The building envelopes and maximum overall heights have also been designed to allow secondary outer “over-roofs” as well as high ceilings in the homes that are compatible with the installation of air circulating fans. Similarly, owners are encouraged to set their building fronts back on the ground floors along the lines of shops, to provide shade for shoppers and shelter them from the frequent “grains” gusts of wind in Saint Marie.
This bio-climatic approach, on the scale of what is possible to do in urban planning, should be expressed in various ways in construction and in the development of plots, favouring local resources where possible (whether energy or materials) and taking special care in landscaping of external spaces.

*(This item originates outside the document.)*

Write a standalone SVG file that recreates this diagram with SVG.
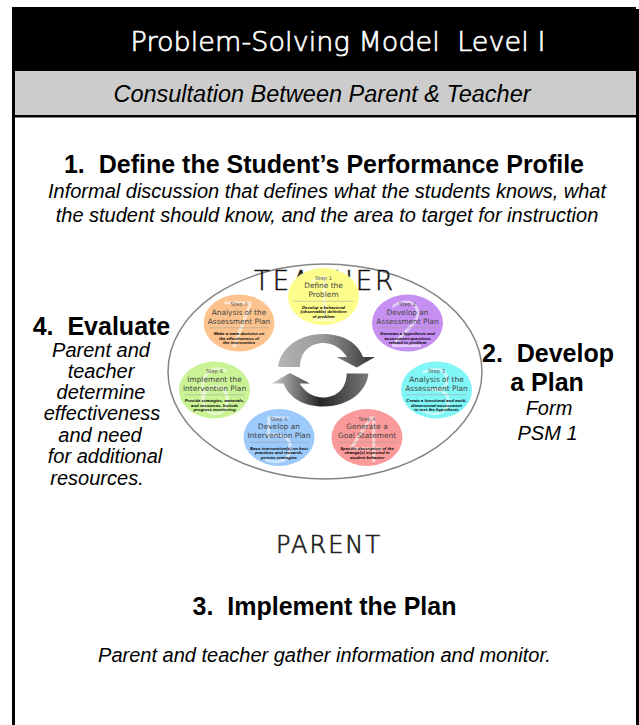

As Eric Wuillai, CEO of CBo Territoria, the private developer and owner of the mixed development area land, is pleased to say, this 25th-ranking town of Reunion Island was born in November 2008. The TEKHNÊ/Soberco Environment grouping was commissioned to devise an “AEU” (Environmental Approach to Urban Planning) in 2008, in order to orient the plan towards the sustainable town, followed by a seminar of INTA (International Urban Development Association). The resulting master plan devised by Dutheil Perrault started the development of a hamlet, a golf practice range and a hotel facility at the bottom of the site, as well as apartment buildings on the eastern edge.
As of 2011, TEKHNÊ, assisted by UPAU and Atelier LD, designed the town centre and the western neighbourhoods, and also contributed to the definition of the urban area park, while our landscape designer partners were appointed in charge of the design and construction of the public spaces. As architects in chief of the “ZAC” mixed development area, we are continuing our assignment by assisting the designers and by being in charge of the design and construction of certain blocks.
This project has been honored by the «OFF du développement durable» jury who took place for the first time in September, the 24, in Paris and awarded bronze medal in the recent «Barème carbone» Price.